Strategy Moves to Stabilize STRC With Dividend Hike, Buybacks, and Bitcoin Monetization Framework
Strategy has rolled out a new capital management framework that authorizes up to $2 billion in share buybacks and introduces a mechanism that could allow future bitcoin sales to support liquidity if needed.
The company (MSTR) announced the “Digital Credit Capital Framework” on Monday, outlining a set of measures designed to strengthen its preferred securities, preserve long-term bitcoin exposure, and enhance balance sheet flexibility.
As part of the plan, Strategy has already adopted a board-approved U.S. dollar reserve policy and raised the annual dividend on its Variable Rate Series A Perpetual Stretch Preferred Stock (STRC) to 12%, effective for dividend periods starting July 1. The company said its USD reserve totals around $2.55 billion, sufficient to cover roughly 17.4 months of dividend and interest payments.
The board also authorized, on a discretionary basis, up to $1 billion in repurchases of Digital Credit Securities and up to $1 billion in buybacks of Class A common shares. Both programs are open-ended and may be adjusted, suspended, or terminated depending on market conditions and management judgment.

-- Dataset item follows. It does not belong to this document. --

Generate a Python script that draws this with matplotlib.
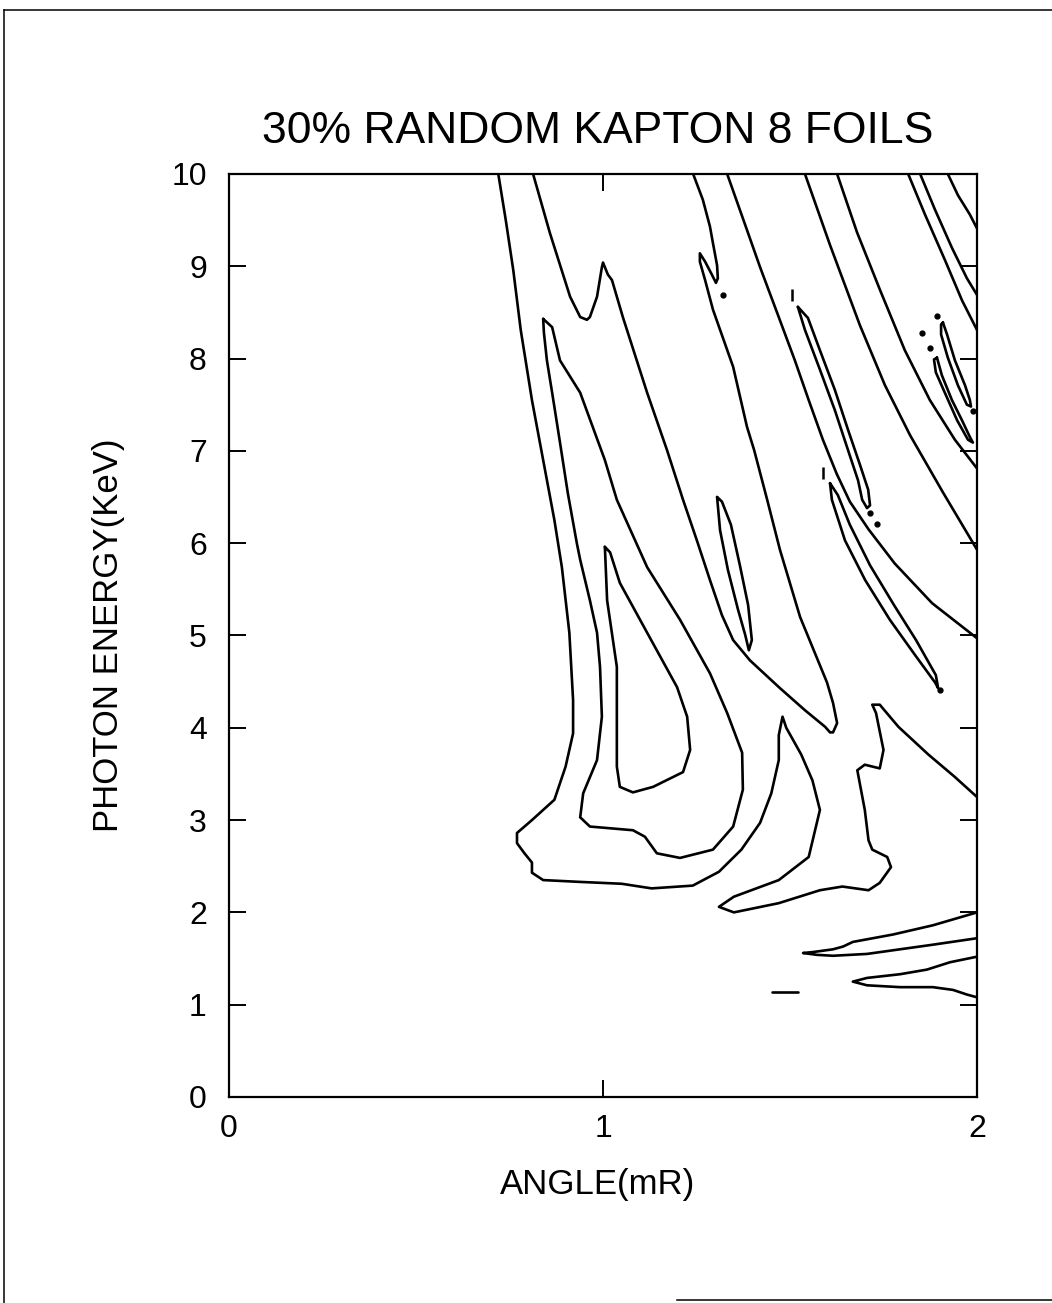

In addition, Strategy approved a Bitcoin Monetization Program that allows the company to sell BTC when it is considered strategically appropriate. Proceeds may be used to replenish USD reserves, meet dividend and interest obligations, or fund share buybacks, though the firm emphasized there is no requirement to sell bitcoin.
Executive Chairman Michael Saylor said the framework is intended to reinforce Strategy’s credit profile while keeping bitcoin as its primary treasury reserve asset. CEO Phong Le described it as a shift toward more active capital structure management, balancing issuance and repurchases based on prevailing market conditions.
Following the announcement, MSTR shares rose about 6% in pre-market trading, STRC gained roughly 9%, and bitcoin edged slightly higher to around $60,500.